Review: American Hustle

David O Russell’s latest is wonderfully acted but the hustle ends up falling flat. reviews

american hustle 1

Director: David O Russell
Starring: Bradley Cooper, Christian Bale, Jennifer Lawrence, Amy Adams
Running time: 138 minutes
Rating: ★★★★☆

David O Russell’s latest cinematic offering since the triumphant Silver Linings Playbook is a morally ambiguous take on the ABSCAM scandal of the 1970’s. Irving Rosenfeld (Christian Bale) is a conman who preys on the overly rich and desperate, and together with the love of his life, Sydney Prosser (wonderfully portrayed by Amy Adams) they embark on a loan scam scheme. But after years of living a lifestyle of luxury and deceit, they are caught by F.B.I agent, Richard DiMaso (Bradley Cooper) and forced to take part in an operation to trap the ‘corrupt’ New Jersey Mayor Carmine Polito (Jeremy Renner) in order to earn their freedom. While the story is based on real events, Russell uses a liberal amount of artistic license and the result is a stereotypical Russell film.

Bale’s turn as the conflicted and overweight Irving is a triumph and despite his character carrying on a long-term affair and neglecting his chaotic and depressed wife Roselyn (Jennifer Lawrence) he somehow captures the audience’s sympathies.

O’Russell is a director who likes to stick with the same actors, and the stars of Silver Linings Playbook are on fine form once again. Cooper has proved that his dramatic turn in Silver Linings wasn’t a fluke and his take on the slightly mentally unhinged and fixated Agent DiMaso is as concerning as it is amusing. But the real star of this film is Jennifer Lawrence’s Roselyn; she provides much of the film’s comic relief as she stumbles about in an alcoholic stupor, expertly manipulating her cheating husband and young son.

However, the character driven storyline of American Hustle has its flaws and the morally ambiguous ending leaves the audience with a sense of dissatisfaction. While the individual performances stand out, the film itself lacks a sense of achievement towards the end. There is no ultimate pay off for those involved in the hustle, and it ends up falling flat.
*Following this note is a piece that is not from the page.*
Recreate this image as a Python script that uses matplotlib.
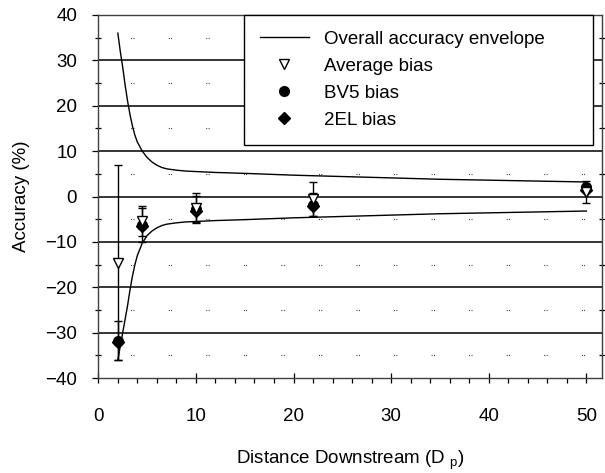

As a film it certainly questions the morality of the decade it portrays, from Roselyn’s alcoholism and DiMasso’s dangerous temper, every character is severely flawed. While I am in no doubt that this film will score an Oscar nomination due to the wonderfully conflicted characters that drive the film, it lacks the emotional punch of other contenders. Ultimately, this twisted and hedonistic story is entertaining and certainly has its moments of outright hilarity. But it lacks an air of finality, and that made Silver Linings Playbook such a success.

Equally, the film could have done without the gratuitous and self indulgent Robert Di Niro cameo – even if Robert Di Niro played Robert Di Niro with effortless ease.